During office hours in the following week, I had a talk with two of my students, both progressive activist types, a man and a woman, neither of them white. Both were graduating seniors, and both reflecting on the conversations they’ve had during their studies at Boston College. They shared one particular frustration, perhaps the opposite of what one would think. Both said they had felt constrained in their time at BC by certain norms of speech and thought, especially around topics like gender, relationships, race, etc. Both felt pressured to adopt certain progressive certainties that papered over the texture of an actual human life. Both of them assumed that this was due to some very strange particularities of their own lives—an idiosyncratic desire, for instance, to find a husband and raise children, a weird experience of women and men as being different from one another, in ways that might be relevant for the conduct of romantic relationships.
In both the Harvard and BC examples, these very bright, ideally successful, perfectly equipped meritocrats felt alienated from the academic culture that made them and trained them for winning as we now understand it. And they all felt the need for recourse to a subterranean culture where you can talk, read, explore, or laugh at ideas that can’t be examined in class. Maybe in dorm rooms, maybe on the internet. One is tempted to think of samizdat, the production and distribution of dissident literature under Soviet communism. In this contemporary case, there is no concerted program developing yet, no new fleshed-out ethos to counter the dominant narrative. It’s mostly just skepticism and alienation, the sense that whatever is really, deeply true and important, this isn’t especially it.
If that’s right—with all of the proper caveats about the diversity of opinion that is present in any large, diverse group—our students are playing the game like good little Party members, but they don’t believe the doctrine. They don’t believe what they are compelled to say.

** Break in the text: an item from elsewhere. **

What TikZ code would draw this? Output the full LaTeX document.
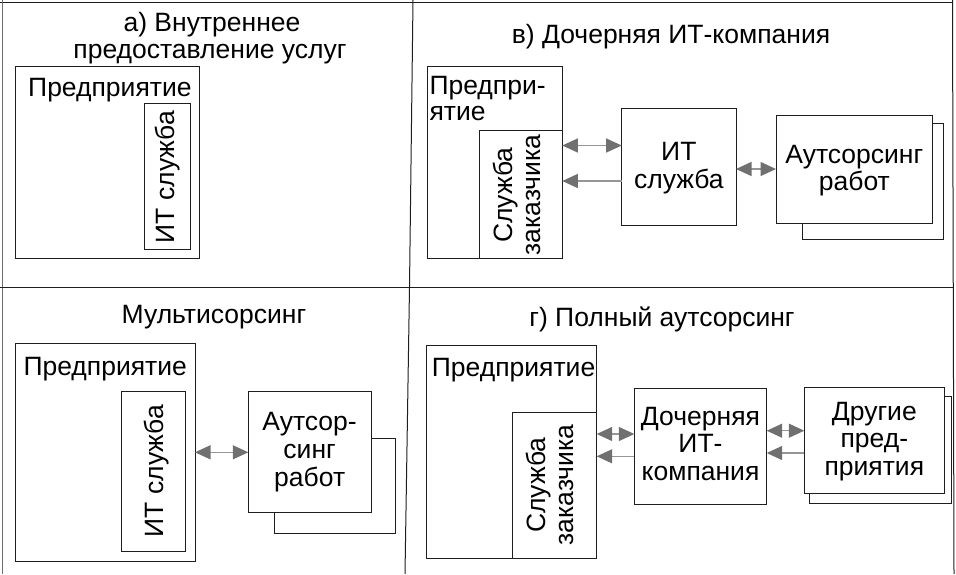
\documentclass[tikz,border=0pt]{standalone}
\usepackage{fontspec}
\setmainfont{Liberation Sans}
\usetikzlibrary{arrows.meta}
\definecolor{headgray}{RGB}{112,112,112}
\definecolor{linegray}{RGB}{150,150,150}
\definecolor{framegray}{RGB}{110,110,110}
\definecolor{boxline}{RGB}{30,30,30}
\begin{document}
\begin{tikzpicture}[x=1pt,y=-1pt,
  box/.style={draw=boxline, line width=1pt, fill=white, inner sep=0pt, outer sep=0pt, rectangle},
  txt/.style={anchor=base, inner sep=0pt, font=\fontsize{26.5}{30}\selectfont},
  ltxt/.style={txt, anchor=base west},
  conn/.style={draw=linegray, line width=1.3pt},
  >={Triangle[length=15.5pt,width=14pt,color=headgray]}
]
\useasboundingbox (0,0) rectangle (956,574);
% frame
\draw[boxline, line width=1pt] (0,2.5) -- (953,2.5);
\draw[framegray, line width=1pt] (2,0) -- (2,574);
\draw[boxline, line width=1pt] (952.5,0) -- (954,574);
\draw[boxline, line width=1pt] (0,287) -- (953,287);
\draw[boxline, line width=1pt] (413,0) -- (409.5,287) -- (405,574);

% ---------- panel a
\node[txt] (titA1) at (212,31) {а) Внутреннее};
\node[txt] (titA2) at (210,58) {предоставление услуг};
\node[box, minimum width=183.6pt, minimum height=192pt] (entA) at (107.5,162.7) {};
\node[box, minimum width=46.3pt, minimum height=145.6pt] (itA) at (167.15,176.5) {};
\node[ltxt] (entAt) at (28,96.7) {Предприятие};
\node[txt, rotate=90] (itAt) at (174.5,177) {ИТ служба};

% ---------- panel b
\node[txt] (titB) at (671,43.3) {в) Дочерняя ИТ-компания};
\node[box, minimum width=135.3pt, minimum height=191.6pt] (entB) at (494.65,162.5) {};
\node[box, minimum width=83pt, minimum height=127.6pt] (custB) at (520.8,194.5) {};
\node[box, minimum width=114.3pt, minimum height=117.4pt] (itB) at (678.85,167) {};
\node[box, minimum width=141.7pt, minimum height=115.7pt] (outBs) at (872.85,181.15) {};
\node[box, minimum width=156.7pt, minimum height=107.6pt] (outB) at (854.35,169.5) {};
\node[ltxt] (entBt1) at (429.3,94) {Предпри-};
\node[ltxt] (entBt2) at (429.3,120.7) {ятие};
\node[txt, rotate=90] (custBt1) at (512,195) {Служба};
\node[txt, rotate=90] (custBt2) at (540,195) {заказчика};
\node[txt] (itBt1) at (678.85,160) {ИТ};
\node[txt] (itBt2) at (678.85,188) {служба};
\node[txt] (outBt1) at (854.35,163.3) {Аутсорсинг};
\node[txt] (outBt2) at (854.35,190) {работ};
\draw[conn, <->] (custB.east |- 0,145.5) -- (itB.west |- 0,145.5);
\draw[conn, ->] (itB.west |- 0,181) -- (custB.east |- 0,181);
\draw[conn, <->] (itB.east |- 0,169) -- (outB.west |- 0,169);

% ---------- panel c
\node[txt] (titC) at (214,323.3) {Мультисорсинг};
\node[box, minimum width=179.3pt, minimum height=218.4pt] (entC) at (105.35,452.5) {};
\node[box, minimum width=64.3pt, minimum height=160pt] (itC) at (153.15,471.7) {};
\node[box, minimum width=121.7pt, minimum height=95pt] (outCs) at (334.85,485.8) {};
\node[box, minimum width=122.7pt, minimum height=120.6pt] (outC) at (309.65,452) {};
\node[ltxt] (entCt) at (23.3,375) {Предприятие};
\node[txt, rotate=90] (itCt) at (163.3,471) {ИТ служба};
\node[txt] (outCt1) at (309.65,430) {Аутсор-};
\node[txt] (outCt2) at (309.65,458.3) {синг};
\node[txt] (outCt3) at (309.65,486.6) {работ};
\draw[conn, <->] (entC.east |- 0,452.3) -- (outC.west |- 0,452.3);

% ---------- panel d
\node[txt] (titD) at (662,326.3) {г) Полный аутсорсинг};
\node[box, minimum width=170pt, minimum height=213pt] (entD) at (511.7,451.5) {};
\node[box, minimum width=84pt, minimum height=145.7pt] (custD) at (554.7,485.15) {};
\node[box, minimum width=132.4pt, minimum height=116.4pt] (subD) at (700.5,446.5) {};
\node[box, minimum width=142pt, minimum height=107pt] (othDs) at (880.3,449.8) {};
\node[box, minimum width=140pt, minimum height=106pt] (othD) at (874.3,440.3) {};
\node[ltxt] (entDt) at (431.7,376.7) {Предприятие};
\node[txt, rotate=90] (custDt1) at (545,485) {Служба};
\node[txt, rotate=90] (custDt2) at (573.3,485) {заказчика};
\node[txt] (subDt1) at (700.5,425.7) {Дочерняя};
\node[txt] (subDt2) at (700.5,452.3) {ИТ-};
\node[txt] (subDt3) at (700.5,480.7) {компания};
\node[txt] (othDt1) at (874.3,420.7) {Другие};
\node[txt] (othDt2) at (874.3,447) {пред-};
\node[txt] (othDt3) at (874.3,475.7) {приятия};
\draw[conn, <->] (custD.east |- 0,434) -- (subD.west |- 0,434);
\draw[conn, ->] (subD.west |- 0,456.3) -- (custD.east |- 0,456.3);
\draw[conn, <->] (subD.east |- 0,430.7) -- (othD.west |- 0,430.7);
\draw[conn, ->] (othD.west |- 0,453) -- (subD.east |- 0,453);
\end{tikzpicture}
\end{document}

I don’t know that revolution is coming tomorrow. You can live awhile in lies, and the riches offered in exchange for compliance are tangible and appealing. It’s a comfortable life we extend to our best and brightest. But whatever you expect for a massive, demanding, expensive institution that has lost—for a whole generation—the hearts and minds of its constituents, long-term stability isn’t it. The Party has lost the class.